After having been selected for the first time in 2015, North-West University (NWU) academic Prof Klaus Beiter has been reappointed for a second term as one of 16 ambassadors to the global Magna Charta Observatory (MCO) in Bologna.
He is one of only three ambassadors from South Africa, the other two being a former vice-chancellor of a major university and the executive director of a private higher education operator.
Prof Beiter’s responsibilities as an ambassador include serving as a consultant to universities worldwide that have signed the Magna Charta Universitatum, and to seek advice that would enable them to better comply with human rights and university values.
Moreover, he provides policy advice to the MCO and engages in research related to the observatory’s work. He attended a high-profile meeting of ambassadors at the University of Stockholm, Sweden, in June this year, and in September he will attend the MCO’s annual festive signing ceremony and conference in Bologna.
“I’m delighted to serve for another term as ambassador to the MCO. I accept this responsibility in the full knowledge that higher education around the world is under ideological and corporate attack. I have especially expressed the hope that the NWU would also sign the Magna Charta Universitatum, thereby committing to upholding academic freedom and other important university values,” says Prof Beiter.
More about the academic
Prof Beiter has been involved in academic freedom work since 2011, when the New York-based NGO Scholars at Risk, an organisation that attends to the plight of persecuted scholars worldwide, invited him to lead a project on academic freedom and academic mobility.
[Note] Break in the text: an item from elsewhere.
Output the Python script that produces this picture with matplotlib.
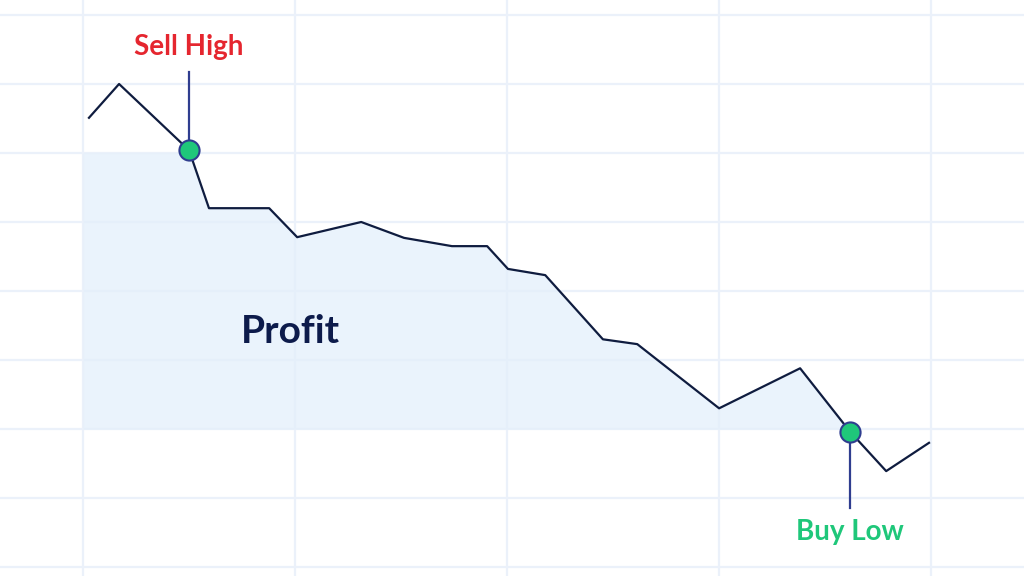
import matplotlib.pyplot as plt
import numpy as np

# price path (time units on x, price on y)
tempo = [0.14, 0.85, 2.50, 2.97, 4.39, 5.05, 6.56, 7.57, 8.70, 9.53,
         10.02, 10.90, 12.26, 13.07, 15.00, 16.91, 18.09, 18.94, 19.95]
preco = [145.1, 150.0, 140.4, 132.0, 132.0, 127.8, 130.0, 127.7, 126.5, 126.5,
         123.2, 122.3, 113.0, 112.3, 103.0, 108.8, 99.6, 93.9, 98.0]

idx_venda = 2    # "Sell High"
idx_compra = 16  # "Buy Low"
nivel_venda = 140
nivel_compra = 100

x_grade = [0, 5, 10, 15, 20]
y_grade = [80, 90, 100, 110, 120, 130, 140, 150, 160]

cor_linha = '#0f1c3f'
cor_haste = '#2f3d8f'
cor_verde = '#1fc77a'
cor_vermelho = '#e5262f'

fig = plt.figure(figsize=(10.24, 5.76), dpi=100)
ax = fig.add_axes([0, 0, 1, 1])
ax.set_xlim(-1.958, 22.19)
ax.set_ylim(78.7, 162.17)
ax.set_xticks(x_grade)
ax.set_yticks(y_grade)
ax.grid(True, color='#ebf1fa', linewidth=1.6)
ax.tick_params(length=0, labelbottom=False, labelleft=False)
for s in ax.spines.values():
    s.set_visible(False)
ax.set_axisbelow(True)

# area de lucro: entre o nivel de venda e o de compra, abaixo da linha
xs = np.concatenate([[0], tempo[:idx_compra + 1]])
topo = np.minimum(np.concatenate([[preco[0]], preco[:idx_compra + 1]]), nivel_venda)
ax.fill_between(xs, nivel_compra, topo, color='#e3effb', alpha=0.75, linewidth=0, zorder=1)

ax.plot(tempo, preco, color=cor_linha, linewidth=1.6, zorder=3)

# hastes dos rotulos
ax.plot([tempo[idx_venda]] * 2, [preco[idx_venda], 151.7], color=cor_haste, linewidth=1.6, zorder=2)
ax.plot([tempo[idx_compra]] * 2, [preco[idx_compra], 88.6], color=cor_haste, linewidth=1.6, zorder=2)

ax.plot([tempo[idx_venda], tempo[idx_compra]], [preco[idx_venda], preco[idx_compra]],
        linestyle='none', marker='o', markersize=14.5, markerfacecolor=cor_verde,
        markeredgecolor=cor_haste, markeredgewidth=1.5, zorder=4)

ax.text(tempo[idx_venda], 155.4, 'Sell High', color=cor_vermelho, fontsize=20,
        fontweight='bold', family='Lato', ha='center', va='center')
ax.text(tempo[idx_compra], 85.1, 'Buy Low', color=cor_verde, fontsize=20,
        fontweight='bold', family='Lato', ha='center', va='center')
ax.text(4.9, 114.2, 'Profit', color='#0d1b4b', fontsize=28,
        fontweight='bold', family='Lato', ha='center', va='center')

fig.savefig('out.png', dpi=100)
He was a European Union Marie Curie fellow at the University of Lincoln in the UK from 2013 to 2015, where he did research on the protection of academic freedom in European and African countries with Prof Terence Karran, a leading education policy scholar on academic freedom.
Since joining the NWU in 2016, Prof Beiter has focused on the repercussions the increasing commercialisation of universities has on academic freedom, and on furthering the promotion of academic freedom as a human right under the United Nations system.
More about the Magna Charta Observatory (MCO)
The MCO is a global non-governmental organisation in Bologna, Italy. It is an independent think tank and monitoring body, committed to actively promoting academic freedom, the right to higher education, and more broadly, university values such as creativity, innovativeness, social responsibility, community service, inclusiveness and equity. Its work has notably also influenced the human rights work of the Council of Europe and its court, the European Court of Human Rights.
Prof Klaus Beiter.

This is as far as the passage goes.